PAP kini telah ditetapkan sebagai tersangka. Proses hukum berjalan. Tapi seperti banyak kasus kekerasan seksual lainnya, tantangan utamanya adalah pembuktian, apalagi sebagian korban dalam kondisi tidak sadar saat kejadian.
Kelompok pendamping korban dan LSM advokasi perempuan menyuarakan pentingnya pendekatan trauma-informed dalam penanganan kasus ini. “Jangan sampai proses hukum justru membuat korban semakin trauma. Kita butuh lebih dari sekadar hukuman bagi pelaku. Kita butuh reformasi sistem,” kata Fitria Nuraini dari Jaringan Perempuan Anti Kekerasan.
Sampai artikel ini ditulis, pihak Rumah Sakit Hasan Sadikin dan Fakultas Kedokteran Unpad belum memberikan keterangan terbuka yang menjelaskan langkah-langkah konkret yang mereka ambil untuk mengatasi dan mencegah kejadian serupa.
Padahal, kasus ini bukan hanya soal satu individu pelaku. Ini tentang sistem pengawasan, etika profesi, dan tanggung jawab institusi.
“Jika tidak ada evaluasi menyeluruh, kasus ini hanya menunggu untuk terulang lagi. Di tempat yang sama, atau di tempat lain,” ujar Dr. Hendra Prawira, pengamat kebijakan kesehatan dari Bandung.

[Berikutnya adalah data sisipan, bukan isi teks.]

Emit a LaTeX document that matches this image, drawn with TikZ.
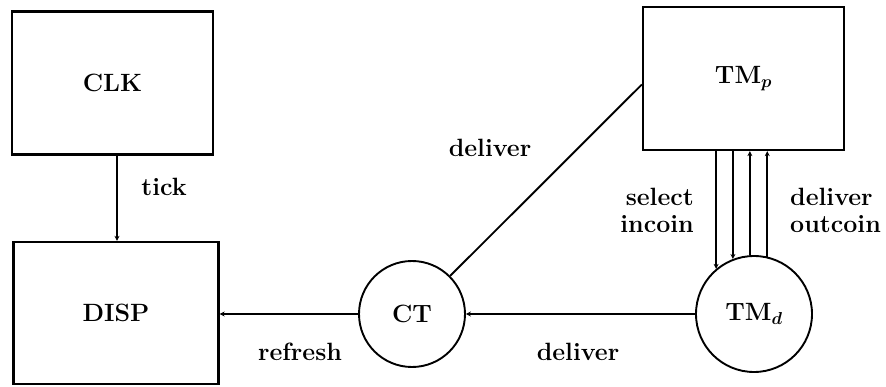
\documentclass[tikz,border=0pt]{standalone}
\usepackage{bm}
\usetikzlibrary{arrows.meta}
\begin{document}
\begin{tikzpicture}[x=1pt,y=-1pt,
  box/.style={draw,line width=2.3pt,minimum width=201pt,minimum height=143pt,inner sep=0pt},
  circ/.style={draw,circle,line width=1.9pt,inner sep=0pt},
  conn/.style={line width=1.9pt},
  tipend/.style={-{Stealth[length=5pt,width=5pt]}},
  lab/.style={inner sep=0pt},
  font=\fontsize{25}{24}\selectfont\bfseries]
\useasboundingbox (0,0) rectangle (886,387);
\node[box] (clk) at (112.5,83) {CLK};
\node[box, minimum width=205pt, minimum height=142pt] (disp) at (116,313) {DISP};
\node[box] (tmp) at (743.5,78.5) {TM$_{\bm p}$};
\node[circ, minimum size=106pt] (ct) at (412,314) {CT};
\node[circ, minimum size=116pt] (tmd) at (754,314) {TM$_{\bm d}$};
% connectors
\draw[conn,tipend] ([xshift=4.5pt]clk.south) -- ([xshift=4.5pt]clk.south |- disp.north);
\draw[conn,tipend] (ct.west) -- (ct.west -| disp.east);
\draw[conn,tipend] (tmd) -- (ct);
\draw[conn] (ct) -- ([yshift=-6pt]tmp.west);
\draw[conn,tipend] (tmd.130 |- tmp.south) -- (tmd.130);
\draw[conn,tipend] (tmd.111 |- tmp.south) -- (tmd.111);
\draw[conn,tipend] (tmd.94) -- (tmd.94 |- tmp.south);
\draw[conn,tipend] (tmd.77) -- (tmd.77 |- tmp.south);
% labels
\node[lab] (ltick) at (164,187) {tick};
\node[lab] (lrefresh) at (300,352) {refresh};
\node[lab] (ldel1) at (578,352) {deliver};
\node[lab] (ldel2) at (490,148) {deliver};
\node[lab, anchor=east, align=right] (lsel) at (694,210) {select\\[3pt]incoin};
\node[lab, anchor=west, align=left] (ldel3) at (790,210) {deliver\\[3pt]outcoin};
\end{tikzpicture}
\end{document}
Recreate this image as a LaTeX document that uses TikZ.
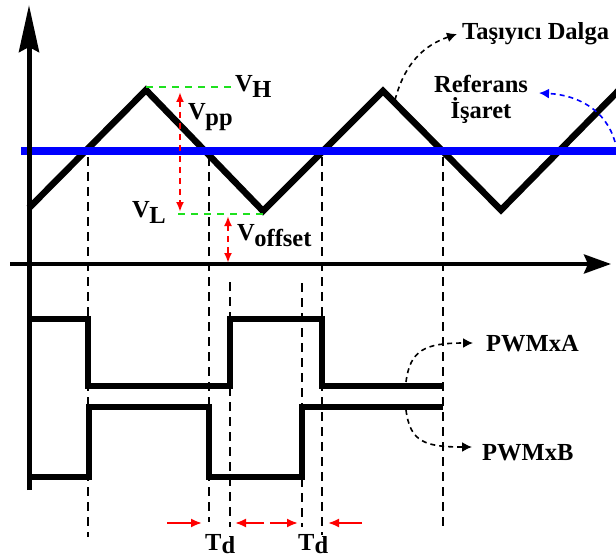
\documentclass[tikz,border=0pt]{standalone}
\usepackage{fontspec}
\setmainfont{Liberation Serif}
\usetikzlibrary{arrows.meta}
\definecolor{refblue}{RGB}{0,0,255}
\definecolor{lgreen}{RGB}{30,225,30}
\definecolor{lred}{RGB}{255,0,0}
\newcommand\vlab[1]{V\kern-0.5pt\raisebox{-6pt}{#1}}
\begin{document}
\begin{tikzpicture}[x=1pt,y=-1pt,
  lbl/.style={font=\fontsize{24.5}{26}\selectfont\bfseries, inner sep=0pt, anchor=base west},
  wave/.style={line width=6.5pt, line join=miter},
  guide/.style={line width=1.5pt, dash pattern=on 9pt off 6pt},
  gdash/.style={lgreen, line width=2pt, dash pattern=on 7pt off 6pt},
  rdash/.style={lred, line width=2pt, dash pattern=on 6pt off 5pt, {Latex[length=10pt,width=8pt]}-{Latex[length=10pt,width=8pt]}},
  tdarrow/.style={lred, line width=2pt, -{Latex[length=11pt,width=9pt]}},
  callout/.style={line width=1.6pt, dash pattern=on 5pt off 4pt, -{Latex[length=10pt,width=10pt]}},
]
\useasboundingbox (0,0) rectangle (616,559);
\clip (0,0) rectangle (616,559);

% carrier wave
\draw[wave] (29,208) -- (146,90) -- (263,211) -- (383,91) -- (501,210) -- (622,87);

% guide dashed lines
\coordinate (g1t) at (88,157);  \coordinate (g1b) at (88,537);
\coordinate (g2t) at (209,157); \coordinate (g2b) at (209,522);
\coordinate (g3t) at (230,282); \coordinate (g3b) at (230,527);
\coordinate (g4t) at (302,283); \coordinate (g4b) at (302,527);
\coordinate (g5t) at (322,157); \coordinate (g5b) at (322,535);
\coordinate (g6t) at (443,157); \coordinate (g6b) at (443,527);
\foreach \i in {1,...,6} \draw[guide] (g\i t) -- (g\i b);

% reference signal
\coordinate (refL) at (21,151); \coordinate (refR) at (620,151);
\draw[refblue, line width=8pt] (refL) -- (refR);

% axes
\coordinate (yaxB) at (29,490); \coordinate (yaxT) at (29,5);
\draw[line width=5pt, -{Stealth[length=47pt,width=20pt,inset=5pt]}] (yaxB) -- (yaxT);
\coordinate (xaxL) at (10,264); \coordinate (xaxR) at (611,264);
\draw[line width=4pt, -{Stealth[length=27pt,width=19pt,inset=4pt]}] (xaxL) -- (xaxR);

% levels
\coordinate (vh1) at (146,87); \coordinate (vh2) at (232,87);
\draw[gdash] (vh1) -- (vh2);
\coordinate (vl1) at (178,214); \coordinate (vl2) at (263,214);
\draw[gdash] (vl1) -- (vl2);
\coordinate (pp1) at (180,92); \coordinate (pp2) at (180,212);
\draw[rdash] (pp1) -- (pp2);
\coordinate (of1) at (228,216); \coordinate (of2) at (228,263);
\draw[rdash] (of1) -- (of2);

\node[lbl] (vH) at (235,92) {\vlab{H}};
\node[lbl] (vPP) at (188,120) {\vlab{pp}};
\node[lbl] (vL) at (132,217) {\vlab{L}};
\node[lbl] (vOff) at (237,240) {\vlab{offset}};

% PWM signals
\draw[wave] (29,319) -| (88,386) -| (230,319) -| (322,386) -- (443,386);
\draw[wave] (29,477) -| (89,407) -| (209,477) -| (302,407) -- (443,407);

% dead time arrows
\coordinate (ta1) at (167,523); \coordinate (tb1) at (202,523);
\coordinate (ta2) at (264,523); \coordinate (tb2) at (235,523);
\coordinate (ta3) at (270,523); \coordinate (tb3) at (298,523);
\coordinate (ta4) at (362,523); \coordinate (tb4) at (328,523);
\foreach \i in {1,...,4} \draw[tdarrow] (ta\i) -- (tb\i);
\node[lbl] (td1) at (205,550) {T\raisebox{-3pt}{d}};
\node[lbl] (td2) at (298,550) {T\raisebox{-3pt}{d}};

% labels and callouts
\node[lbl] (tas) at (462,40) {Taşıyıcı Dalga};
\coordinate (tasS) at (395,100); \coordinate (tasT) at (457,34);
\draw[callout] (tasS) .. controls (405,62) and (425,45) .. (tasT);

\node[lbl, anchor=north, align=center] (ref) at (481,75.5) {Referans\\İşaret};
\coordinate (refS) at (615,142); \coordinate (refT) at (539,93);
\draw[callout, refblue] (refS) .. controls (606,110) and (578,95) .. (refT);

\node[lbl] (pa) at (486,351) {PWMxA};
\coordinate (paS) at (406,382); \coordinate (paT) at (473,343);
\draw[callout] (paS) .. controls (410,350) and (425,343) .. (paT);

\node[lbl] (pb) at (482,460) {PWMxB};
\coordinate (pbS) at (406,410); \coordinate (pbT) at (472,447);
\draw[callout] (pbS) .. controls (410,442) and (425,447) .. (pbT);
\end{tikzpicture}
\end{document}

Kasus ini adalah pengingat menyakitkan bahwa tubuh perempuan — bahkan saat sedang sakit, bahkan saat dalam perawatan medis — tetap rentan terhadap kekuasaan dan kekerasan.
Kita berhutang keadilan pada korban. Tapi lebih dari itu, kita berhutang sistem yang aman bagi semua.
Karena rumah sakit bukan tempat untuk trauma baru lahir. Ia seharusnya menjadi tempat penyembuhan — bukan sumber luka baru.